# Directive
From the entries below, gather every line containing the string "draw".

# Given data
============================================================

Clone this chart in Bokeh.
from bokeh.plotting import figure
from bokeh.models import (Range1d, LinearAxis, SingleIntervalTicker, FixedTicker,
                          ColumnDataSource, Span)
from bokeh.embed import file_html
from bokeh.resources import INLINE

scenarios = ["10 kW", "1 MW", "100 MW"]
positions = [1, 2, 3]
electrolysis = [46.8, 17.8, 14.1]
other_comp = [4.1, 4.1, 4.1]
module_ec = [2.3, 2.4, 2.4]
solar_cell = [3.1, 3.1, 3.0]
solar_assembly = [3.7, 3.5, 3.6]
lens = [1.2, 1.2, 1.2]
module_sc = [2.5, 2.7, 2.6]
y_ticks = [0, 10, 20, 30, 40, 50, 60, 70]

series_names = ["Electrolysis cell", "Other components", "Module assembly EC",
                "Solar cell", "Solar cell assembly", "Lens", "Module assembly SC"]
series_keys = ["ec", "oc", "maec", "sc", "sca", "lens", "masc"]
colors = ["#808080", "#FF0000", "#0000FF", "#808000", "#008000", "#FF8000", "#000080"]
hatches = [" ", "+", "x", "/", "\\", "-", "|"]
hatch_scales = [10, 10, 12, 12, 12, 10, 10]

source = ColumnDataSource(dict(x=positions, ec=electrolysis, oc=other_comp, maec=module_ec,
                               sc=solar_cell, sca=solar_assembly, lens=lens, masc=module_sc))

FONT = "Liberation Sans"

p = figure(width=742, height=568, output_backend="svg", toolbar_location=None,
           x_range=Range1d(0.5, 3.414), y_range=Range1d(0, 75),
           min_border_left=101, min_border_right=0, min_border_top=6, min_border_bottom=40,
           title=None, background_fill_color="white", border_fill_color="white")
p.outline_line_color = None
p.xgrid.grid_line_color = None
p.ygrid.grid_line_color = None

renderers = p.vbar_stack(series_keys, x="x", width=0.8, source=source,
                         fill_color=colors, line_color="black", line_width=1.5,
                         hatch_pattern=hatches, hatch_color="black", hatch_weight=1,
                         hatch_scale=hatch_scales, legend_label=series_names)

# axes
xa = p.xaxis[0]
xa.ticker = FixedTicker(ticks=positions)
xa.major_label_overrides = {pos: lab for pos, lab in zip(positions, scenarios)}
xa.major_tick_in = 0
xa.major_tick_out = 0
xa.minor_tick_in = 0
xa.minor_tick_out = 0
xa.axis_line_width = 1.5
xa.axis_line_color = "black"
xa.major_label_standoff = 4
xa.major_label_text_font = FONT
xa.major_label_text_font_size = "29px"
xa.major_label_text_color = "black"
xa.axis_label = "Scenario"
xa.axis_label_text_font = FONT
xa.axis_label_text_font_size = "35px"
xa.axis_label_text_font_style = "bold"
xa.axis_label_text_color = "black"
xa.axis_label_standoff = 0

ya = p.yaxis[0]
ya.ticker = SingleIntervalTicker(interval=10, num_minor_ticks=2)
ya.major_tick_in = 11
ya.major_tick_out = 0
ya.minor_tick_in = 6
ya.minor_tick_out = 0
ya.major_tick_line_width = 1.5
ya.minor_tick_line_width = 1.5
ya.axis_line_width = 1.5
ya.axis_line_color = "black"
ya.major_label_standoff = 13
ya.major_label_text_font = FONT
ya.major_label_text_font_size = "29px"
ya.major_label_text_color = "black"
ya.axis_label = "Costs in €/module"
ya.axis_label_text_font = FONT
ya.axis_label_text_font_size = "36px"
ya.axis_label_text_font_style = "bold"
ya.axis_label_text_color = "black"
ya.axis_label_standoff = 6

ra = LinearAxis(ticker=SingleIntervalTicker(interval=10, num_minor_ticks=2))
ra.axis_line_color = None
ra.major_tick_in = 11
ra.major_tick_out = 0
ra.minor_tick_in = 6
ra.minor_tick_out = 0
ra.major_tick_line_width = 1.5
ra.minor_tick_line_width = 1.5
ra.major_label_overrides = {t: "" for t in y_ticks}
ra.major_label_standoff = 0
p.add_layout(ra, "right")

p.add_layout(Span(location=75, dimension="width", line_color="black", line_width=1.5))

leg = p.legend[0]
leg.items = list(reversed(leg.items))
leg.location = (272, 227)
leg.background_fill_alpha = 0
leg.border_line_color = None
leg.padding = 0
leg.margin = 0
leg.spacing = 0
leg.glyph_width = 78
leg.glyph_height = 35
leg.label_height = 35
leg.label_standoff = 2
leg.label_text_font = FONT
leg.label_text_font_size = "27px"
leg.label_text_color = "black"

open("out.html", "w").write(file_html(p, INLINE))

============================================================

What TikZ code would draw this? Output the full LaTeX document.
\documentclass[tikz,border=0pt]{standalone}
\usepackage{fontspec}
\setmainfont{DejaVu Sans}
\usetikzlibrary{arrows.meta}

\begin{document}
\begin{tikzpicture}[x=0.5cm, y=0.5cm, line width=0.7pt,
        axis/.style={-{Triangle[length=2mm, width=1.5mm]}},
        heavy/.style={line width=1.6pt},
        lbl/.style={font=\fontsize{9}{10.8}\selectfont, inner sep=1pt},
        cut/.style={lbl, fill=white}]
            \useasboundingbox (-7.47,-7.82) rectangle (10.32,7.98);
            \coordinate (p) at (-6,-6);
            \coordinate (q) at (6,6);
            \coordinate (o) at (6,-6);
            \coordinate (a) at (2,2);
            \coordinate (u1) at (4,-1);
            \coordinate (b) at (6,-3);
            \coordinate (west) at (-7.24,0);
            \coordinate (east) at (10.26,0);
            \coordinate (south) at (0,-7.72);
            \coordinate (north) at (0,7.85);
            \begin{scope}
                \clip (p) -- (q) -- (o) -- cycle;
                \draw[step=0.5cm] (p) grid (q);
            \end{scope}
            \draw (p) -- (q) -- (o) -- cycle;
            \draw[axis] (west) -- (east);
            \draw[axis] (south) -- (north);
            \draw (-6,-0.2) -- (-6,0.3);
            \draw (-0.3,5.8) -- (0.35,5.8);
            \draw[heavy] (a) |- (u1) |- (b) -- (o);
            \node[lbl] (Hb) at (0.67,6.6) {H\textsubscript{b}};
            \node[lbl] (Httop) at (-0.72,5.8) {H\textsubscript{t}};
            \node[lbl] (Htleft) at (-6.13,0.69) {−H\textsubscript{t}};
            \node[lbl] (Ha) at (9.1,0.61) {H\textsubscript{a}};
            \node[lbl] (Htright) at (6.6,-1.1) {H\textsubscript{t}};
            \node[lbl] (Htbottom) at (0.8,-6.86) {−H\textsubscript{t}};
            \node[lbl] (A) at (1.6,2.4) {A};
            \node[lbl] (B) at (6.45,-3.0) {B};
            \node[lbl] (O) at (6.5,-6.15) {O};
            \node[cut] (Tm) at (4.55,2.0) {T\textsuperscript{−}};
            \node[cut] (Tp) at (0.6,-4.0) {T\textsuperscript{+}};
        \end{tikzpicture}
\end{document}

============================================================

# The completed task
What TikZ code would draw this? Output the full LaTeX document.
                \draw[step=0.5cm] (p) grid (q);
            \draw (p) -- (q) -- (o) -- cycle;
            \draw[axis] (west) -- (east);
            \draw[axis] (south) -- (north);
            \draw (-6,-0.2) -- (-6,0.3);
            \draw (-0.3,5.8) -- (0.35,5.8);
            \draw[heavy] (a) |- (u1) |- (b) -- (o);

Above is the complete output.